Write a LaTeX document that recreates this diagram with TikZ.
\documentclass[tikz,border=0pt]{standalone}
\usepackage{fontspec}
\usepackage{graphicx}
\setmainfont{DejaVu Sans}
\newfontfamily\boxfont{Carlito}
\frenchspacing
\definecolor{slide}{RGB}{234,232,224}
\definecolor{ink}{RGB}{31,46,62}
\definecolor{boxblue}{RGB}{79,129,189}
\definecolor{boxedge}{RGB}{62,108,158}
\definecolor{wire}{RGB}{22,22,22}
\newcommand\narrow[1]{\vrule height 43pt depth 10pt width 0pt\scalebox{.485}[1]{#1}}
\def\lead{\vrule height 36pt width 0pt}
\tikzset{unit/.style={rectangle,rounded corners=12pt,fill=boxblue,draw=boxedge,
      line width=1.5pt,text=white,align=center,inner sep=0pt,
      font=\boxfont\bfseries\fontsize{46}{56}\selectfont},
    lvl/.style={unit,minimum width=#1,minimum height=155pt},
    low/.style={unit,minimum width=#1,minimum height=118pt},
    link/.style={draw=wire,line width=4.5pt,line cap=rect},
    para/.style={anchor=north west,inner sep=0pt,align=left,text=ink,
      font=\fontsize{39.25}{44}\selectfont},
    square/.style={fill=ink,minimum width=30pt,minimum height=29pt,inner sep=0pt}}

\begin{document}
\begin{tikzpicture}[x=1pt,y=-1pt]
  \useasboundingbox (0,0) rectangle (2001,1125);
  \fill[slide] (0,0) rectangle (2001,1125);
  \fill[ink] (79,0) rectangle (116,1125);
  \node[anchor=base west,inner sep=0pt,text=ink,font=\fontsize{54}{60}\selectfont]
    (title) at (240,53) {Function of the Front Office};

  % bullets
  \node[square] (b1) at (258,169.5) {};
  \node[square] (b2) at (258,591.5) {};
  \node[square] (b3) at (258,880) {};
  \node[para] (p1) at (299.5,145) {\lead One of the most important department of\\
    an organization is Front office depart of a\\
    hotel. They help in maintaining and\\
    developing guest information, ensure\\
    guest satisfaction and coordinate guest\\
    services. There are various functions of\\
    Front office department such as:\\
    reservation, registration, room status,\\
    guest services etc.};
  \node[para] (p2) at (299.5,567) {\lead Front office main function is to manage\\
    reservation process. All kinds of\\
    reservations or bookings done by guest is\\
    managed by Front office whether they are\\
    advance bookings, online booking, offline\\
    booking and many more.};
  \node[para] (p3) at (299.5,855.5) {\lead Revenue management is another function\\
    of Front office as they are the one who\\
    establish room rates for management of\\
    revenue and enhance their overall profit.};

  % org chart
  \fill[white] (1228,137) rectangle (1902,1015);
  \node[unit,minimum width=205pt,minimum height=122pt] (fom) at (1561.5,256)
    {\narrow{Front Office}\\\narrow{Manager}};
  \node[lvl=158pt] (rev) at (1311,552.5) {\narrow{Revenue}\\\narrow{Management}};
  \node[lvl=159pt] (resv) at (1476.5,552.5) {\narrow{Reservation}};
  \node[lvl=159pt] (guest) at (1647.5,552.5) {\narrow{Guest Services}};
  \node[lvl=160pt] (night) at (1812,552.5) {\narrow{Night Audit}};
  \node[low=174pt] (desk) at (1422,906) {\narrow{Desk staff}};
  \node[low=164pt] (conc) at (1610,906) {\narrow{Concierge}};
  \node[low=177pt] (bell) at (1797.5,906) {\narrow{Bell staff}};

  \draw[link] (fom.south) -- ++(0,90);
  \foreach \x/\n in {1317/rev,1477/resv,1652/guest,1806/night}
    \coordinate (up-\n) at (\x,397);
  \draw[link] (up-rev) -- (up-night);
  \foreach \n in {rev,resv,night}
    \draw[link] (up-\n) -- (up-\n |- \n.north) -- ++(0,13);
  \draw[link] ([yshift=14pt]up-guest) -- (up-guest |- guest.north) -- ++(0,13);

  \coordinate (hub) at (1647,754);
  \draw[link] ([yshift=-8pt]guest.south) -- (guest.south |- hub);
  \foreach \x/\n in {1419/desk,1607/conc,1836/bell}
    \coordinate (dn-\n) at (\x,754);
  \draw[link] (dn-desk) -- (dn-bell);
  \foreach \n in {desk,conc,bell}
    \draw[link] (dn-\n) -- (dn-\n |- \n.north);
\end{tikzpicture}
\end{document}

========================================================================

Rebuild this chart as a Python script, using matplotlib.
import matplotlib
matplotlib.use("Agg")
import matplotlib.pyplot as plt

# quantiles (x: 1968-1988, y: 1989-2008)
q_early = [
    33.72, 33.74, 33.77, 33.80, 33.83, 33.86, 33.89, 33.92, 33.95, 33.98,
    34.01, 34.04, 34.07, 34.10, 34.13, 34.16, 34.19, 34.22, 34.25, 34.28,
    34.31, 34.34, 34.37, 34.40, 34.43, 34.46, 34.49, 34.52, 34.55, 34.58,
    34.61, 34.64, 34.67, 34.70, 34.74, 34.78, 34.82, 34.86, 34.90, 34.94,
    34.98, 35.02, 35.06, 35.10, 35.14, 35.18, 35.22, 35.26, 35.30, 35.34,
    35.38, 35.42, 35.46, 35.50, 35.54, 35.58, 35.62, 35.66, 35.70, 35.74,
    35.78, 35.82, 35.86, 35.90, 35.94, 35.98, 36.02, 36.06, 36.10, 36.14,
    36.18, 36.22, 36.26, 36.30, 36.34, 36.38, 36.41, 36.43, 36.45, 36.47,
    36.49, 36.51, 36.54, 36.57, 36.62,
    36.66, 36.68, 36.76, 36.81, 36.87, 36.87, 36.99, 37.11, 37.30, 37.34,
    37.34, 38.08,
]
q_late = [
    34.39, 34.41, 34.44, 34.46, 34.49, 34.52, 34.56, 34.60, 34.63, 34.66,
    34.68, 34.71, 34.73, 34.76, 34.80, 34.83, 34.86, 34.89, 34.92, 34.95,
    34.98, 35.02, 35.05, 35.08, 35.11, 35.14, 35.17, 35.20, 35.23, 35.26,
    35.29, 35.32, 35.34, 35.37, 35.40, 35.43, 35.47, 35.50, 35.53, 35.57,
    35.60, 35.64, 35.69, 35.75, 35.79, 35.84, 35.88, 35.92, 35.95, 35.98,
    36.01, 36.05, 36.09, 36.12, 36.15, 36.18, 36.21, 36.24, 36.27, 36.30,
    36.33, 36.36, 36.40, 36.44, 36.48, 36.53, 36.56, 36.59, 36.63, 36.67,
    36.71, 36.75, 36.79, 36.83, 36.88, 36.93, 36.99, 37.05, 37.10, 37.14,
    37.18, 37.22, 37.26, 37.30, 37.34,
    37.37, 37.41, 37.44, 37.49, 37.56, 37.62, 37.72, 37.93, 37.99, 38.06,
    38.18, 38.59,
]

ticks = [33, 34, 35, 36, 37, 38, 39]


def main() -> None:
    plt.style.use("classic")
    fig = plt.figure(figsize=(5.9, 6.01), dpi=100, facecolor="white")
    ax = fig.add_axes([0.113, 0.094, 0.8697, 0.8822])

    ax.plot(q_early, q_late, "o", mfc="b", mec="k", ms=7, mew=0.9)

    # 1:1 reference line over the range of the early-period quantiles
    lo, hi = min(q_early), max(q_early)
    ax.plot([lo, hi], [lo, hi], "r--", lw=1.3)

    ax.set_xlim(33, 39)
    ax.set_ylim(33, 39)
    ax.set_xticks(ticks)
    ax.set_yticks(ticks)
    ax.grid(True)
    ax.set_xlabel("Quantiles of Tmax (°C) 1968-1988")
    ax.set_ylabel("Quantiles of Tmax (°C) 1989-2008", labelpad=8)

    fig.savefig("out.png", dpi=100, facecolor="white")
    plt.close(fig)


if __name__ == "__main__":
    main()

========================================================================

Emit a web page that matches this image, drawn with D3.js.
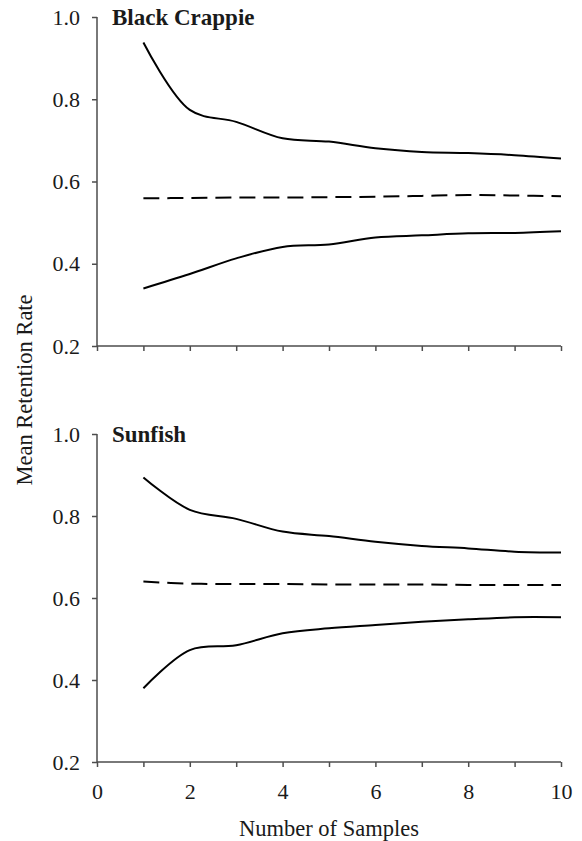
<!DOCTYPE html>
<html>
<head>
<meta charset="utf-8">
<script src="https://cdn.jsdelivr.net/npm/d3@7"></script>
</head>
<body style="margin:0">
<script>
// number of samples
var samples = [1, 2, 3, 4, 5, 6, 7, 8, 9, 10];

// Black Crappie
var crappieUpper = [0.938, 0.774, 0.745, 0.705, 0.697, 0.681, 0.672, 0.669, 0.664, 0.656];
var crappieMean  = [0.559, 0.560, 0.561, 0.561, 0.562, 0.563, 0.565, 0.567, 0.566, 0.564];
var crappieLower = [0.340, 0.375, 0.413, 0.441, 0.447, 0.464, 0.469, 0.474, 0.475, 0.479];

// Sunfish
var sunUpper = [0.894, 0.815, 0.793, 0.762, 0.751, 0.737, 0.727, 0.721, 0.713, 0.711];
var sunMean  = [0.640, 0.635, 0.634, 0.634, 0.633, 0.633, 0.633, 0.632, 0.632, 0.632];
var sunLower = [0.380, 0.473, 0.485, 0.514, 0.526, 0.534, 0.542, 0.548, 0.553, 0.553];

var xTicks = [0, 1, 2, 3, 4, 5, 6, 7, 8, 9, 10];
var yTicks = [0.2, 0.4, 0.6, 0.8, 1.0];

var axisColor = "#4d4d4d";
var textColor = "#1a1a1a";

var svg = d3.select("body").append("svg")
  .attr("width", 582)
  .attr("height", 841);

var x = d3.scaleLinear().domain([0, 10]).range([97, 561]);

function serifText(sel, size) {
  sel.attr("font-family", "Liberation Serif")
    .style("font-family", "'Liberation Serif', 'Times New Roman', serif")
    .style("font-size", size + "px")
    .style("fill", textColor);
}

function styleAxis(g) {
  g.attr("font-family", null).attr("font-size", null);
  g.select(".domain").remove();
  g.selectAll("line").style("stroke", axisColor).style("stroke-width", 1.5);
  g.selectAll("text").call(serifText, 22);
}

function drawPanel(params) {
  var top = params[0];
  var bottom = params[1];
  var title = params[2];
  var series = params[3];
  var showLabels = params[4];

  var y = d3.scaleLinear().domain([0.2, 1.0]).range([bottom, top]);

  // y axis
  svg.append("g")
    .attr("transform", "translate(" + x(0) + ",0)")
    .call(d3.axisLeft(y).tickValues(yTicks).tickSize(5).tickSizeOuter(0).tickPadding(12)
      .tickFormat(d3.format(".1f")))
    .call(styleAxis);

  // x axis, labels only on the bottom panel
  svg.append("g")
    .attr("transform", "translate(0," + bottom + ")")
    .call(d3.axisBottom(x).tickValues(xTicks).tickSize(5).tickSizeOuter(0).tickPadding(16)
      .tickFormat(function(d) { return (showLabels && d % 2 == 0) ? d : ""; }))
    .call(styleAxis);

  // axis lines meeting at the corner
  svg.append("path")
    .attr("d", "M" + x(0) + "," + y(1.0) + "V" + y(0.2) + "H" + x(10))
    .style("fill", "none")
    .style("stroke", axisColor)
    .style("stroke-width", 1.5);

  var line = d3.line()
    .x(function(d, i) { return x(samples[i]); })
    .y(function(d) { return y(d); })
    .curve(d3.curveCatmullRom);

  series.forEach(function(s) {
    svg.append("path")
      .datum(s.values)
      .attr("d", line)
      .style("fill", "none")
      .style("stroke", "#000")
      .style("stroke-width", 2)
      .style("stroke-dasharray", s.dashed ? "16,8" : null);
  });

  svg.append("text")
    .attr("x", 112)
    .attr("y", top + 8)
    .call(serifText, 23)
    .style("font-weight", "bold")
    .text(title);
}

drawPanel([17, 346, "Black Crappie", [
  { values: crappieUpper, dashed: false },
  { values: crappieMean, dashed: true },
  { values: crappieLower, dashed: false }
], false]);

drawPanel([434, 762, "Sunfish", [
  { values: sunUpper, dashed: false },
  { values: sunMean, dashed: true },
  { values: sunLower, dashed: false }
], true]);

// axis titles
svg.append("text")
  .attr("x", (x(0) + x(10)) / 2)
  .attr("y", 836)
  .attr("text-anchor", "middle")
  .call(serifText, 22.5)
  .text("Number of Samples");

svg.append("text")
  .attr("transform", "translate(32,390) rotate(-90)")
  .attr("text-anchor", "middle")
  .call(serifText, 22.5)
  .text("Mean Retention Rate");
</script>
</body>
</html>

========================================================================

Your task is to output exactly the lines from the one with "Rebuild this chart" through the one with "import matplotlib.pyplot as plt", counting both ends.

**The response**
Rebuild this chart as a Python script, using matplotlib.
import matplotlib
matplotlib.use("Agg")
import matplotlib.pyplot as plt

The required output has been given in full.